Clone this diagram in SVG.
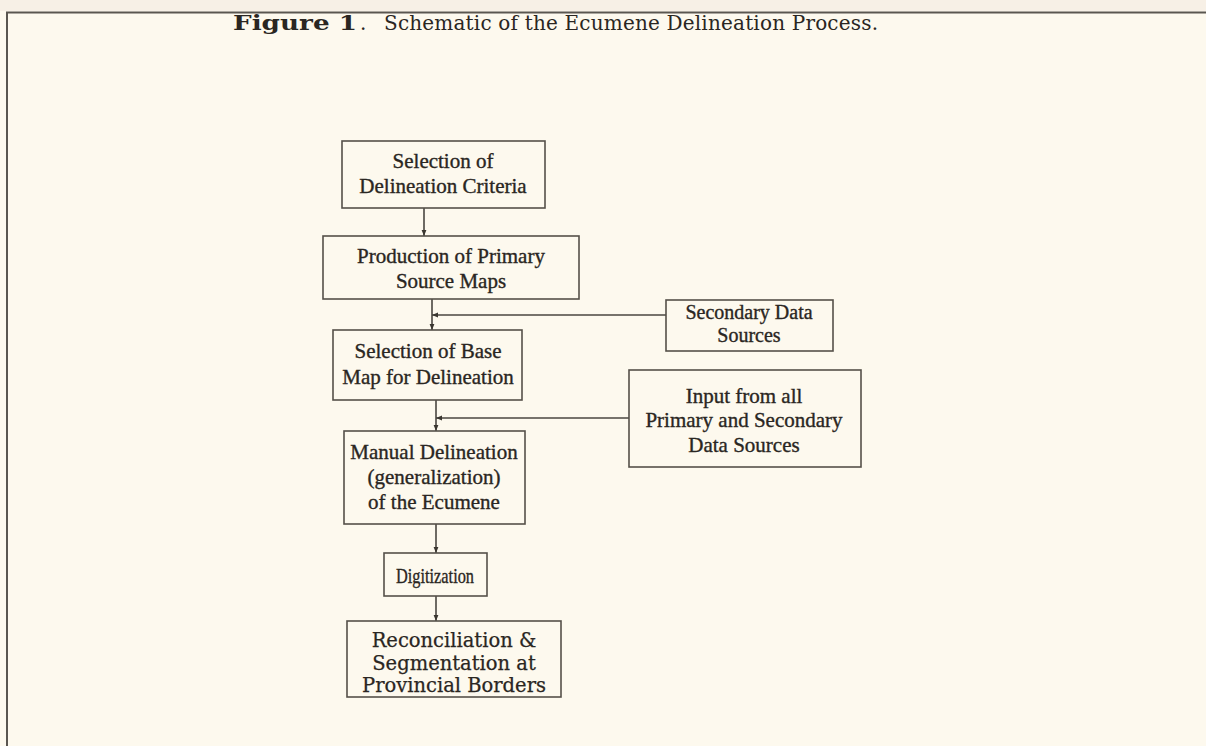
<svg xmlns="http://www.w3.org/2000/svg" width="1206" height="746" viewBox="0 0 1206 746">
<style>
.box{fill:none;stroke:#555049;stroke-width:1.6}
.t{font-family:"Liberation Serif","Times New Roman",serif;font-size:21px;fill:#2a2622;stroke:#2a2622;stroke-width:0.35;text-anchor:middle}
.w{font-family:"DejaVu Serif","Liberation Serif",serif;font-size:19.5px;fill:#2a2622;stroke:#2a2622;stroke-width:0.25;text-anchor:middle}
.c{fill:none;stroke:#4a4640;stroke-width:1.6}
</style>
<defs>
<marker id="ah" viewBox="0 0 10 10" refX="10" refY="5" markerWidth="6" markerHeight="6" orient="auto" markerUnits="userSpaceOnUse"><path d="M0,1 L10,5 L0,9 z" fill="#3a3630"/></marker>
</defs>
<rect width="1206" height="746" fill="#fdf9ee"/>
<rect width="1206" height="11" fill="#f7f0e6"/>
<line x1="6" y1="12.5" x2="1206" y2="12.5" stroke="#5a5650" stroke-width="2"/>
<line x1="7" y1="12" x2="7" y2="746" stroke="#5a5650" stroke-width="2"/>
<g font-family="DejaVu Serif, Liberation Serif, serif" fill="#2a2622">
<text x="233" y="30" font-size="21" font-weight="bold" textLength="124" lengthAdjust="spacingAndGlyphs">Figure 1</text>
<text x="360" y="30" font-size="20">.</text>
<text x="384" y="30" font-size="20" textLength="494" lengthAdjust="spacing">Schematic of the Ecumene Delineation Process.</text>
</g>
<g id="connectors">
<line class="c" x1="424" y1="208" x2="424" y2="236" marker-end="url(#ah)"/>
<line class="c" x1="432" y1="299" x2="432" y2="330" marker-end="url(#ah)"/>
<line class="c" x1="666" y1="315" x2="432" y2="315" marker-end="url(#ah)"/>
<line class="c" x1="436" y1="400" x2="436" y2="431" marker-end="url(#ah)"/>
<line class="c" x1="629" y1="418" x2="436" y2="418" marker-end="url(#ah)"/>
<line class="c" x1="436" y1="524" x2="436" y2="553" marker-end="url(#ah)"/>
<line class="c" x1="436" y1="596" x2="436" y2="621" marker-end="url(#ah)"/>
</g>
<g id="n1"><rect class="box" x="342" y="141" width="203" height="67"/><text class="t" x="443" y="168">Selection of</text><text class="t" x="443" y="193">Delineation Criteria</text></g>
<g id="n2"><rect class="box" x="323" y="236" width="256" height="63"/><text class="t" x="451" y="263">Production of Primary</text><text class="t" x="451" y="288">Source Maps</text></g>
<g id="n3"><rect class="box" x="333" y="330" width="189" height="70"/><text class="t" x="428" y="358">Selection of Base</text><text class="t" x="428" y="384">Map for Delineation</text></g>
<g id="n4"><rect class="box" x="344" y="431" width="181" height="93"/><text class="t" x="434" y="459">Manual Delineation</text><text class="t" x="434" y="484">(generalization)</text><text class="t" x="434" y="509">of the Ecumene</text></g>
<g id="n5"><rect class="box" x="384" y="553" width="103" height="43"/><text class="t" x="435" y="583" textLength="78" lengthAdjust="spacingAndGlyphs">Digitization</text></g>
<g id="n6"><rect class="box" x="347" y="621" width="214" height="76"/><text class="w" x="454" y="647">Reconciliation &amp;</text><text class="w" x="454" y="670">Segmentation at</text><text class="w" x="454" y="692">Provincial Borders</text></g>
<g id="s1"><rect class="box" x="666" y="300" width="167" height="51"/><text class="t" x="749" y="319" style="font-size:20px">Secondary Data</text><text class="t" x="749" y="342" style="font-size:20px">Sources</text></g>
<g id="s2"><rect class="box" x="629" y="370" width="232" height="97"/><text class="t" x="744" y="403">Input from all</text><text class="t" x="744" y="427">Primary and Secondary</text><text class="t" x="744" y="452">Data Sources</text></g>
</svg>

------

[DIRECTIVE] Reproduce the material word for word. Any pictures should be left out of the copy.

[SOLVED PROBLEM]
Clone this diagram in SVG.
<svg xmlns="http://www.w3.org/2000/svg" width="1206" height="746" viewBox="0 0 1206 746">
<style>
.box{fill:none;stroke:#555049;stroke-width:1.6}
.t{font-family:"Liberation Serif","Times New Roman",serif;font-size:21px;fill:#2a2622;stroke:#2a2622;stroke-width:0.35;text-anchor:middle}
.w{font-family:"DejaVu Serif","Liberation Serif",serif;font-size:19.5px;fill:#2a2622;stroke:#2a2622;stroke-width:0.25;text-anchor:middle}
.c{fill:none;stroke:#4a4640;stroke-width:1.6}
</style>
<defs>
<marker id="ah" viewBox="0 0 10 10" refX="10" refY="5" markerWidth="6" markerHeight="6" orient="auto" markerUnits="userSpaceOnUse"><path d="M0,1 L10,5 L0,9 z" fill="#3a3630"/></marker>
</defs>
<rect width="1206" height="746" fill="#fdf9ee"/>
<rect width="1206" height="11" fill="#f7f0e6"/>
<line x1="6" y1="12.5" x2="1206" y2="12.5" stroke="#5a5650" stroke-width="2"/>
<line x1="7" y1="12" x2="7" y2="746" stroke="#5a5650" stroke-width="2"/>
<g font-family="DejaVu Serif, Liberation Serif, serif" fill="#2a2622">
<text x="233" y="30" font-size="21" font-weight="bold" textLength="124" lengthAdjust="spacingAndGlyphs">Figure 1</text>
<text x="360" y="30" font-size="20">.</text>
<text x="384" y="30" font-size="20" textLength="494" lengthAdjust="spacing">Schematic of the Ecumene Delineation Process.</text>
</g>
<g id="connectors">
<line class="c" x1="424" y1="208" x2="424" y2="236" marker-end="url(#ah)"/>
<line class="c" x1="432" y1="299" x2="432" y2="330" marker-end="url(#ah)"/>
<line class="c" x1="666" y1="315" x2="432" y2="315" marker-end="url(#ah)"/>
<line class="c" x1="436" y1="400" x2="436" y2="431" marker-end="url(#ah)"/>
<line class="c" x1="629" y1="418" x2="436" y2="418" marker-end="url(#ah)"/>
<line class="c" x1="436" y1="524" x2="436" y2="553" marker-end="url(#ah)"/>
<line class="c" x1="436" y1="596" x2="436" y2="621" marker-end="url(#ah)"/>
</g>
<g id="n1"><rect class="box" x="342" y="141" width="203" height="67"/><text class="t" x="443" y="168">Selection of</text><text class="t" x="443" y="193">Delineation Criteria</text></g>
<g id="n2"><rect class="box" x="323" y="236" width="256" height="63"/><text class="t" x="451" y="263">Production of Primary</text><text class="t" x="451" y="288">Source Maps</text></g>
<g id="n3"><rect class="box" x="333" y="330" width="189" height="70"/><text class="t" x="428" y="358">Selection of Base</text><text class="t" x="428" y="384">Map for Delineation</text></g>
<g id="n4"><rect class="box" x="344" y="431" width="181" height="93"/><text class="t" x="434" y="459">Manual Delineation</text><text class="t" x="434" y="484">(generalization)</text><text class="t" x="434" y="509">of the Ecumene</text></g>
<g id="n5"><rect class="box" x="384" y="553" width="103" height="43"/><text class="t" x="435" y="583" textLength="78" lengthAdjust="spacingAndGlyphs">Digitization</text></g>
<g id="n6"><rect class="box" x="347" y="621" width="214" height="76"/><text class="w" x="454" y="647">Reconciliation &amp;</text><text class="w" x="454" y="670">Segmentation at</text><text class="w" x="454" y="692">Provincial Borders</text></g>
<g id="s1"><rect class="box" x="666" y="300" width="167" height="51"/><text class="t" x="749" y="319" style="font-size:20px">Secondary Data</text><text class="t" x="749" y="342" style="font-size:20px">Sources</text></g>
<g id="s2"><rect class="box" x="629" y="370" width="232" height="97"/><text class="t" x="744" y="403">Input from all</text><text class="t" x="744" y="427">Primary and Secondary</text><text class="t" x="744" y="452">Data Sources</text></g>
</svg>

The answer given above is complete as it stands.